→ Written task: Write out every line of the material exactly as it appears.
----------
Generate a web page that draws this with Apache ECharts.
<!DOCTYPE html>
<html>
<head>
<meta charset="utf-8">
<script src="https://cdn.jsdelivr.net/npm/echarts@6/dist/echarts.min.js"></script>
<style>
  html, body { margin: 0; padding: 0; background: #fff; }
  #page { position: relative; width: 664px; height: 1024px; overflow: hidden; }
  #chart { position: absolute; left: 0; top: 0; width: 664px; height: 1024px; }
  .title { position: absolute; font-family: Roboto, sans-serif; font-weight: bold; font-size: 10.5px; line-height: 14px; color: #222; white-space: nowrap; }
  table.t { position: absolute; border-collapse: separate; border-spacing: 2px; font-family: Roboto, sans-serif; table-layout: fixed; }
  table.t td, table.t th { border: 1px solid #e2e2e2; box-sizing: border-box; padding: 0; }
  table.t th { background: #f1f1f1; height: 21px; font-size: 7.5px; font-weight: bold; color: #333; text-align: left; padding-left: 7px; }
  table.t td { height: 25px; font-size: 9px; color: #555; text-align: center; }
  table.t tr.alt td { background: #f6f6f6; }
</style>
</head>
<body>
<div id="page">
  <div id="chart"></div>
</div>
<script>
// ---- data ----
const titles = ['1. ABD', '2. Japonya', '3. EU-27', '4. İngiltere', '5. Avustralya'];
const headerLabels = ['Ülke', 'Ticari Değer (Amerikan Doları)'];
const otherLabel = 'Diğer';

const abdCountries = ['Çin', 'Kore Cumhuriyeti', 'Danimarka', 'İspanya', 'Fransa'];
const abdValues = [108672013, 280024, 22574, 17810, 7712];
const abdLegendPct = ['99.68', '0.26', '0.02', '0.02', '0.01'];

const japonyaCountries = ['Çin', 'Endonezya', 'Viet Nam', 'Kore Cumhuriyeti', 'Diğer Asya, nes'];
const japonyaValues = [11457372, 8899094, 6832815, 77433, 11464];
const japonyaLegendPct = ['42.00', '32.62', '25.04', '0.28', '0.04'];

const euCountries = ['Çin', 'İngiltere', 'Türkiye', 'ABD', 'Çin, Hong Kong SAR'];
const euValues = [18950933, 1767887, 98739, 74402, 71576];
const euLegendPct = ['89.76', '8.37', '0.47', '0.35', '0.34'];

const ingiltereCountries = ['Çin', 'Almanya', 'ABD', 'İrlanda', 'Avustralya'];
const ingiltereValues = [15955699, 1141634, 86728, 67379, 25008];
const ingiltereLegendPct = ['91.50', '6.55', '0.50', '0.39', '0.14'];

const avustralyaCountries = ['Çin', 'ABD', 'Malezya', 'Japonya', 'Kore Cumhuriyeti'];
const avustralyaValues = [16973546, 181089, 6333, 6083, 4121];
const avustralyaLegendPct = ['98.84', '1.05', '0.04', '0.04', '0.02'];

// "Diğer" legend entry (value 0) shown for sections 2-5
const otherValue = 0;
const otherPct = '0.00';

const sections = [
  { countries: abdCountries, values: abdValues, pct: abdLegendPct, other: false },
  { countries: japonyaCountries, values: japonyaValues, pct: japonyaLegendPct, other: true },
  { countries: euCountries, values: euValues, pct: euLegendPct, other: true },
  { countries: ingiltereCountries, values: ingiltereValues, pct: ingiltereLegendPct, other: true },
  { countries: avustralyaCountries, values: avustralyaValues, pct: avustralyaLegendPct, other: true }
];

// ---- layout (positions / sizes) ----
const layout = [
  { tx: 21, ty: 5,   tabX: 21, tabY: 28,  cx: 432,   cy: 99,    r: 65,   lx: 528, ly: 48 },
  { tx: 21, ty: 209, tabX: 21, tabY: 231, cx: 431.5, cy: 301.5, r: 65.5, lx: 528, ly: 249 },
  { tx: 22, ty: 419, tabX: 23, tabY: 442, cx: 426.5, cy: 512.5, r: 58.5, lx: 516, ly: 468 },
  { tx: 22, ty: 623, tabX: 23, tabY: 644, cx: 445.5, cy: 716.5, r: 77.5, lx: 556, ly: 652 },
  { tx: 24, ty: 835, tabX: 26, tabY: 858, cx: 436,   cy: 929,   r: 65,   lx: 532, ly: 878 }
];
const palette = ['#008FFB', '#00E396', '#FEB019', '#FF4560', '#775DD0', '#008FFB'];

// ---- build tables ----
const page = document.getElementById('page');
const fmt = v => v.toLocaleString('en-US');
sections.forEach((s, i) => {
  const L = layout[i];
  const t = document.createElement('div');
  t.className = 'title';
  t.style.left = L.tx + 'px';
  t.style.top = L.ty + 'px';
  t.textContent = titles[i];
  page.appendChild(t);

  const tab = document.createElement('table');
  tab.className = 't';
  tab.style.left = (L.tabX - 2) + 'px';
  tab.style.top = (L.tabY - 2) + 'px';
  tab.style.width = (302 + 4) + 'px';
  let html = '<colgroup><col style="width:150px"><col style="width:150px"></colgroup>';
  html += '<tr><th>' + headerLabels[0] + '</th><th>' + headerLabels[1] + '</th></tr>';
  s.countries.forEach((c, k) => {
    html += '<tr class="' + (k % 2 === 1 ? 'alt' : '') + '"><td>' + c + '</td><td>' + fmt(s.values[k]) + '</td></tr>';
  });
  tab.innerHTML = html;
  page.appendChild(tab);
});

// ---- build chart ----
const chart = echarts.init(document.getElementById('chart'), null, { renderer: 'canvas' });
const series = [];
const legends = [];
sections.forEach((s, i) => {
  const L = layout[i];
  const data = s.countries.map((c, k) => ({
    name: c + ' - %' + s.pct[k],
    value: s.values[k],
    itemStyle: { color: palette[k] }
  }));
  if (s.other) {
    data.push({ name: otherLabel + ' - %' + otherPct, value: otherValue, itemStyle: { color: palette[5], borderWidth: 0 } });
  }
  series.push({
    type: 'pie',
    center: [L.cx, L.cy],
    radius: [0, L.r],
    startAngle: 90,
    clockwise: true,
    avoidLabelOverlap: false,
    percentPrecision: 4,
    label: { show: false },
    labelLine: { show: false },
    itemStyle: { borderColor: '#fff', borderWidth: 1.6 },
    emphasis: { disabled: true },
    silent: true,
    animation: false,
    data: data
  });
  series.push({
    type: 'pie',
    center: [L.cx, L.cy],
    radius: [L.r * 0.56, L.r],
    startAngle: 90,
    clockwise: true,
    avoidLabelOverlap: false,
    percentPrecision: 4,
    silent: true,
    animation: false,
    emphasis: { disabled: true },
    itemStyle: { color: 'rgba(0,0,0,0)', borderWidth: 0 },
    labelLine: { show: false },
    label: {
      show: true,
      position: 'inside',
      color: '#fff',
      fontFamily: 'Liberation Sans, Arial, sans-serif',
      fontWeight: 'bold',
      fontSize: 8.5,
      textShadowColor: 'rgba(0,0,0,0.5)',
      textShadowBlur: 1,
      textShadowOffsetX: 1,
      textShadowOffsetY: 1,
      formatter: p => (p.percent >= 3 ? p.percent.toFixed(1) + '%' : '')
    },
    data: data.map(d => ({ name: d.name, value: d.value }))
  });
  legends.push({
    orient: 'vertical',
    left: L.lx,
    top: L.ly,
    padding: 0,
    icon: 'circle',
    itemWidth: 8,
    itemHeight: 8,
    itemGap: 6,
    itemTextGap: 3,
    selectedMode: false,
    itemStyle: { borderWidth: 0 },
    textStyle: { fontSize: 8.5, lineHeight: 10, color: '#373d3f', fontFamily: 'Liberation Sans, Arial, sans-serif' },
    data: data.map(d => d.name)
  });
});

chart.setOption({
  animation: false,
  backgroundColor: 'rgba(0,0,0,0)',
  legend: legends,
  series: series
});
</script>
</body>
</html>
----------
→ Correct result:
Generate a web page that draws this with Apache ECharts.
<!DOCTYPE html>
<html>
<head>
<meta charset="utf-8">
<script src="https://cdn.jsdelivr.net/npm/echarts@6/dist/echarts.min.js"></script>
<style>
  html, body { margin: 0; padding: 0; background: #fff; }
  #page { position: relative; width: 664px; height: 1024px; overflow: hidden; }
  #chart { position: absolute; left: 0; top: 0; width: 664px; height: 1024px; }
  .title { position: absolute; font-family: Roboto, sans-serif; font-weight: bold; font-size: 10.5px; line-height: 14px; color: #222; white-space: nowrap; }
  table.t { position: absolute; border-collapse: separate; border-spacing: 2px; font-family: Roboto, sans-serif; table-layout: fixed; }
  table.t td, table.t th { border: 1px solid #e2e2e2; box-sizing: border-box; padding: 0; }
  table.t th { background: #f1f1f1; height: 21px; font-size: 7.5px; font-weight: bold; color: #333; text-align: left; padding-left: 7px; }
  table.t td { height: 25px; font-size: 9px; color: #555; text-align: center; }
  table.t tr.alt td { background: #f6f6f6; }
</style>
</head>
<body>
<div id="page">
  <div id="chart"></div>
</div>
<script>
// ---- data ----
const titles = ['1. ABD', '2. Japonya', '3. EU-27', '4. İngiltere', '5. Avustralya'];
const headerLabels = ['Ülke', 'Ticari Değer (Amerikan Doları)'];
const otherLabel = 'Diğer';

const abdCountries = ['Çin', 'Kore Cumhuriyeti', 'Danimarka', 'İspanya', 'Fransa'];
const abdValues = [108672013, 280024, 22574, 17810, 7712];
const abdLegendPct = ['99.68', '0.26', '0.02', '0.02', '0.01'];

const japonyaCountries = ['Çin', 'Endonezya', 'Viet Nam', 'Kore Cumhuriyeti', 'Diğer Asya, nes'];
const japonyaValues = [11457372, 8899094, 6832815, 77433, 11464];
const japonyaLegendPct = ['42.00', '32.62', '25.04', '0.28', '0.04'];

const euCountries = ['Çin', 'İngiltere', 'Türkiye', 'ABD', 'Çin, Hong Kong SAR'];
const euValues = [18950933, 1767887, 98739, 74402, 71576];
const euLegendPct = ['89.76', '8.37', '0.47', '0.35', '0.34'];

const ingiltereCountries = ['Çin', 'Almanya', 'ABD', 'İrlanda', 'Avustralya'];
const ingiltereValues = [15955699, 1141634, 86728, 67379, 25008];
const ingiltereLegendPct = ['91.50', '6.55', '0.50', '0.39', '0.14'];

const avustralyaCountries = ['Çin', 'ABD', 'Malezya', 'Japonya', 'Kore Cumhuriyeti'];
const avustralyaValues = [16973546, 181089, 6333, 6083, 4121];
const avustralyaLegendPct = ['98.84', '1.05', '0.04', '0.04', '0.02'];

// "Diğer" legend entry (value 0) shown for sections 2-5
const otherValue = 0;
const otherPct = '0.00';

const sections = [
  { countries: abdCountries, values: abdValues, pct: abdLegendPct, other: false },
  { countries: japonyaCountries, values: japonyaValues, pct: japonyaLegendPct, other: true },
  { countries: euCountries, values: euValues, pct: euLegendPct, other: true },
  { countries: ingiltereCountries, values: ingiltereValues, pct: ingiltereLegendPct, other: true },
  { countries: avustralyaCountries, values: avustralyaValues, pct: avustralyaLegendPct, other: true }
];

// ---- layout (positions / sizes) ----
const layout = [
  { tx: 21, ty: 5,   tabX: 21, tabY: 28,  cx: 432,   cy: 99,    r: 65,   lx: 528, ly: 48 },
  { tx: 21, ty: 209, tabX: 21, tabY: 231, cx: 431.5, cy: 301.5, r: 65.5, lx: 528, ly: 249 },
  { tx: 22, ty: 419, tabX: 23, tabY: 442, cx: 426.5, cy: 512.5, r: 58.5, lx: 516, ly: 468 },
  { tx: 22, ty: 623, tabX: 23, tabY: 644, cx: 445.5, cy: 716.5, r: 77.5, lx: 556, ly: 652 },
  { tx: 24, ty: 835, tabX: 26, tabY: 858, cx: 436,   cy: 929,   r: 65,   lx: 532, ly: 878 }
];
const palette = ['#008FFB', '#00E396', '#FEB019', '#FF4560', '#775DD0', '#008FFB'];

// ---- build tables ----
const page = document.getElementById('page');
const fmt = v => v.toLocaleString('en-US');
sections.forEach((s, i) => {
  const L = layout[i];
  const t = document.createElement('div');
  t.className = 'title';
  t.style.left = L.tx + 'px';
  t.style.top = L.ty + 'px';
  t.textContent = titles[i];
  page.appendChild(t);

  const tab = document.createElement('table');
  tab.className = 't';
  tab.style.left = (L.tabX - 2) + 'px';
  tab.style.top = (L.tabY - 2) + 'px';
  tab.style.width = (302 + 4) + 'px';
  let html = '<colgroup><col style="width:150px"><col style="width:150px"></colgroup>';
  html += '<tr><th>' + headerLabels[0] + '</th><th>' + headerLabels[1] + '</th></tr>';
  s.countries.forEach((c, k) => {
    html += '<tr class="' + (k % 2 === 1 ? 'alt' : '') + '"><td>' + c + '</td><td>' + fmt(s.values[k]) + '</td></tr>';
  });
  tab.innerHTML = html;
  page.appendChild(tab);
});

// ---- build chart ----
const chart = echarts.init(document.getElementById('chart'), null, { renderer: 'canvas' });
const series = [];
const legends = [];
sections.forEach((s, i) => {
  const L = layout[i];
  const data = s.countries.map((c, k) => ({
    name: c + ' - %' + s.pct[k],
    value: s.values[k],
    itemStyle: { color: palette[k] }
  }));
  if (s.other) {
    data.push({ name: otherLabel + ' - %' + otherPct, value: otherValue, itemStyle: { color: palette[5], borderWidth: 0 } });
  }
  series.push({
    type: 'pie',
    center: [L.cx, L.cy],
    radius: [0, L.r],
    startAngle: 90,
    clockwise: true,
    avoidLabelOverlap: false,
    percentPrecision: 4,
    label: { show: false },
    labelLine: { show: false },
    itemStyle: { borderColor: '#fff', borderWidth: 1.6 },
    emphasis: { disabled: true },
    silent: true,
    animation: false,
    data: data
  });
  series.push({
    type: 'pie',
    center: [L.cx, L.cy],
    radius: [L.r * 0.56, L.r],
    startAngle: 90,
    clockwise: true,
    avoidLabelOverlap: false,
    percentPrecision: 4,
    silent: true,
    animation: false,
    emphasis: { disabled: true },
    itemStyle: { color: 'rgba(0,0,0,0)', borderWidth: 0 },
    labelLine: { show: false },
    label: {
      show: true,
      position: 'inside',
      color: '#fff',
      fontFamily: 'Liberation Sans, Arial, sans-serif',
      fontWeight: 'bold',
      fontSize: 8.5,
      textShadowColor: 'rgba(0,0,0,0.5)',
      textShadowBlur: 1,
      textShadowOffsetX: 1,
      textShadowOffsetY: 1,
      formatter: p => (p.percent >= 3 ? p.percent.toFixed(1) + '%' : '')
    },
    data: data.map(d => ({ name: d.name, value: d.value }))
  });
  legends.push({
    orient: 'vertical',
    left: L.lx,
    top: L.ly,
    padding: 0,
    icon: 'circle',
    itemWidth: 8,
    itemHeight: 8,
    itemGap: 6,
    itemTextGap: 3,
    selectedMode: false,
    itemStyle: { borderWidth: 0 },
    textStyle: { fontSize: 8.5, lineHeight: 10, color: '#373d3f', fontFamily: 'Liberation Sans, Arial, sans-serif' },
    data: data.map(d => d.name)
  });
});

chart.setOption({
  animation: false,
  backgroundColor: 'rgba(0,0,0,0)',
  legend: legends,
  series: series
});
</script>
</body>
</html>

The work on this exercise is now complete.